--- TASK DIRECTIONS ---
Repeat, exactly and in full, the lines of the listing below, but without any pictures.

--- DATA SHOWN ---
>> start

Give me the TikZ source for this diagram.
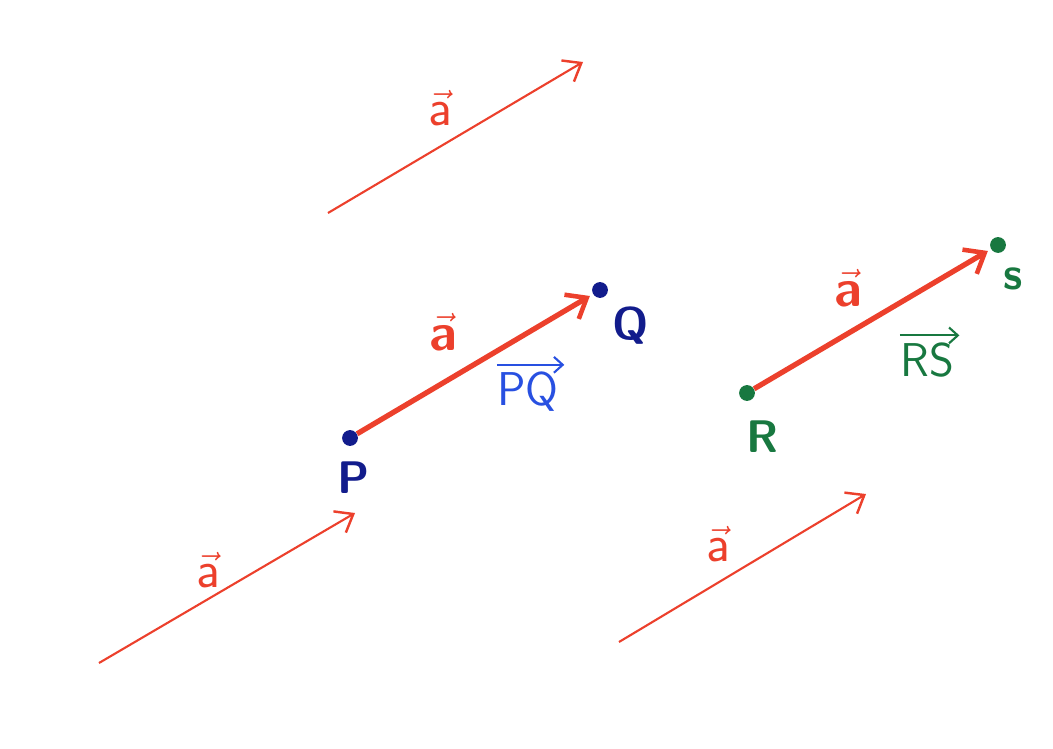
\documentclass[tikz,border=0pt]{standalone}
\usepackage{amsmath}
\usetikzlibrary{arrows.meta}
\definecolor{vred}{RGB}{236,64,44}
\definecolor{vblue}{RGB}{18,28,140}
\definecolor{lblue}{RGB}{40,80,225}
\definecolor{vgreen}{RGB}{24,120,64}
\tikzset{
  thinvec/.style={draw=vred, line width=1.2pt, -{Straight Barb[length=9pt,width=14pt,line width=1.4pt]}},
  thickvec/.style={draw=vred, line width=3pt, -{Straight Barb[length=10pt,width=16pt,line width=2.6pt]}, shorten >=2pt},
  pt/.style={circle, fill=#1, inner sep=0pt, minimum size=9pt},
  alab/.style={text=vred, font=\fontsize{30}{34}\selectfont\sffamily},
  balab/.style={text=vred, font=\fontsize{30}{34}\selectfont\sffamily\bfseries},
  plab/.style={text=#1, font=\fontsize{26}{30}\selectfont\sffamily\bfseries},
  veclab/.style={text=#1, font=\fontsize{27}{31}\selectfont\sffamily, inner sep=1pt},
  accent/.style={draw=#1, line width=1.2pt, -{Straight Barb[length=5pt,width=9pt]}},
}
\begin{document}
\begin{tikzpicture}[x=0.02cm,y=-0.02cm]
\useasboundingbox (0,0) rectangle (1053,749);
% points
\node[pt=vblue] (P) at (350,438) {};
\node[pt=vblue] (Q) at (600,290) {};
\node[pt=vgreen] (R) at (747,393) {};
\node[pt=vgreen] (S) at (998,245) {};
% free vectors
\coordinate (t1) at (328,213); \coordinate (t2) at (583,62);
\coordinate (l1) at (99,663);  \coordinate (l2) at (355,513);
\coordinate (r1) at (619,642); \coordinate (r2) at (866,494);
\draw[thinvec] (t1) -- (t2);
\draw[thinvec] (l1) -- (l2);
\draw[thinvec] (r1) -- (r2);
\draw[thickvec] (P) -- (Q);
\draw[thickvec] (R) -- (S);
% labels
\node[alab] (at) at (440,108) {$\vec{\textsf{a}}$};
\node[alab] (al) at (208,570) {$\vec{\textsf{a}}$};
\node[alab] (ar) at (718,544) {$\vec{\textsf{a}}$};
\node[balab] (apq) at (443,332) {$\vec{\textsf{\textbf{a}}}$};
\node[balab] (ars) at (848,288) {$\vec{\textsf{\textbf{a}}}$};
\node[veclab=lblue] (pq) at (528,392) {PQ};
\draw[accent=lblue] ([xshift=1pt,yshift=3pt]pq.north west) -- ([xshift=2pt,yshift=3pt]pq.north east);
\node[veclab=vgreen] (rs) at (927,360) {RS};
\draw[accent=vgreen] ([xshift=1pt,yshift=3pt]rs.north west) -- ([xshift=2pt,yshift=3pt]rs.north east);
\node[plab=vblue] (Pl) at (354,478) {P};
\node[plab=vblue] (Ql) at (631,326) {Q};
\node[plab=vgreen] (Rl) at (763,437) {R};
\node[plab=vgreen] (Sl) at (1013,279) {s};
\end{tikzpicture}
\end{document}
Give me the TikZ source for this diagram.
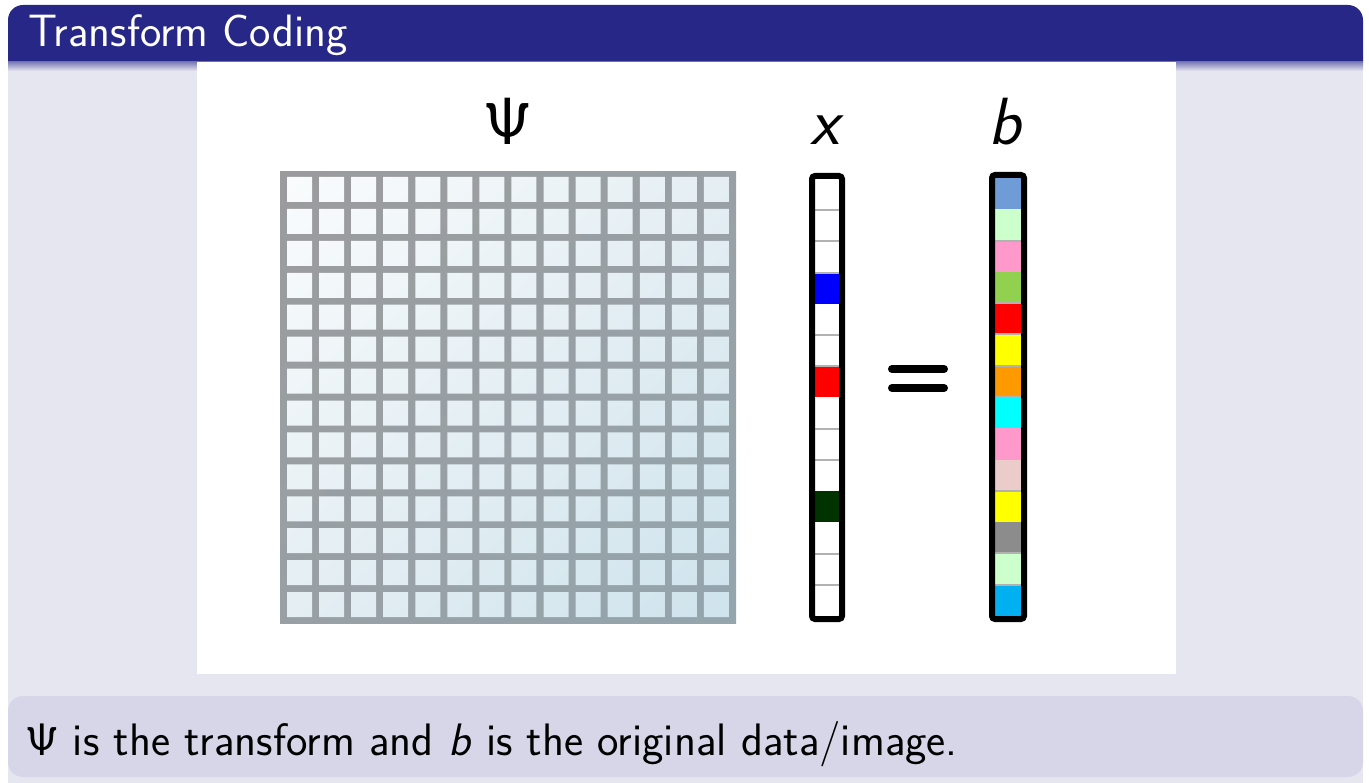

>> end

--- WRITTEN REPLY ---
Give me the TikZ source for this diagram.
\documentclass[tikz,border=0pt]{standalone}
\usepackage{amsmath}
\usetikzlibrary{arrows.meta}
\definecolor{vred}{RGB}{236,64,44}
\definecolor{vblue}{RGB}{18,28,140}
\definecolor{lblue}{RGB}{40,80,225}
\definecolor{vgreen}{RGB}{24,120,64}
\tikzset{
  thinvec/.style={draw=vred, line width=1.2pt, -{Straight Barb[length=9pt,width=14pt,line width=1.4pt]}},
  thickvec/.style={draw=vred, line width=3pt, -{Straight Barb[length=10pt,width=16pt,line width=2.6pt]}, shorten >=2pt},
  pt/.style={circle, fill=#1, inner sep=0pt, minimum size=9pt},
  alab/.style={text=vred, font=\fontsize{30}{34}\selectfont\sffamily},
  balab/.style={text=vred, font=\fontsize{30}{34}\selectfont\sffamily\bfseries},
  plab/.style={text=#1, font=\fontsize{26}{30}\selectfont\sffamily\bfseries},
  veclab/.style={text=#1, font=\fontsize{27}{31}\selectfont\sffamily, inner sep=1pt},
  accent/.style={draw=#1, line width=1.2pt, -{Straight Barb[length=5pt,width=9pt]}},
}
\begin{document}
\begin{tikzpicture}[x=0.02cm,y=-0.02cm]
\useasboundingbox (0,0) rectangle (1053,749);
% points
\node[pt=vblue] (P) at (350,438) {};
\node[pt=vblue] (Q) at (600,290) {};
\node[pt=vgreen] (R) at (747,393) {};
\node[pt=vgreen] (S) at (998,245) {};
% free vectors
\coordinate (t1) at (328,213); \coordinate (t2) at (583,62);
\coordinate (l1) at (99,663);  \coordinate (l2) at (355,513);
\coordinate (r1) at (619,642); \coordinate (r2) at (866,494);
\draw[thinvec] (t1) -- (t2);
\draw[thinvec] (l1) -- (l2);
\draw[thinvec] (r1) -- (r2);
\draw[thickvec] (P) -- (Q);
\draw[thickvec] (R) -- (S);
% labels
\node[alab] (at) at (440,108) {$\vec{\textsf{a}}$};
\node[alab] (al) at (208,570) {$\vec{\textsf{a}}$};
\node[alab] (ar) at (718,544) {$\vec{\textsf{a}}$};
\node[balab] (apq) at (443,332) {$\vec{\textsf{\textbf{a}}}$};
\node[balab] (ars) at (848,288) {$\vec{\textsf{\textbf{a}}}$};
\node[veclab=lblue] (pq) at (528,392) {PQ};
\draw[accent=lblue] ([xshift=1pt,yshift=3pt]pq.north west) -- ([xshift=2pt,yshift=3pt]pq.north east);
\node[veclab=vgreen] (rs) at (927,360) {RS};
\draw[accent=vgreen] ([xshift=1pt,yshift=3pt]rs.north west) -- ([xshift=2pt,yshift=3pt]rs.north east);
\node[plab=vblue] (Pl) at (354,478) {P};
\node[plab=vblue] (Ql) at (631,326) {Q};
\node[plab=vgreen] (Rl) at (763,437) {R};
\node[plab=vgreen] (Sl) at (1013,279) {s};
\end{tikzpicture}
\end{document}
Give me the TikZ source for this diagram.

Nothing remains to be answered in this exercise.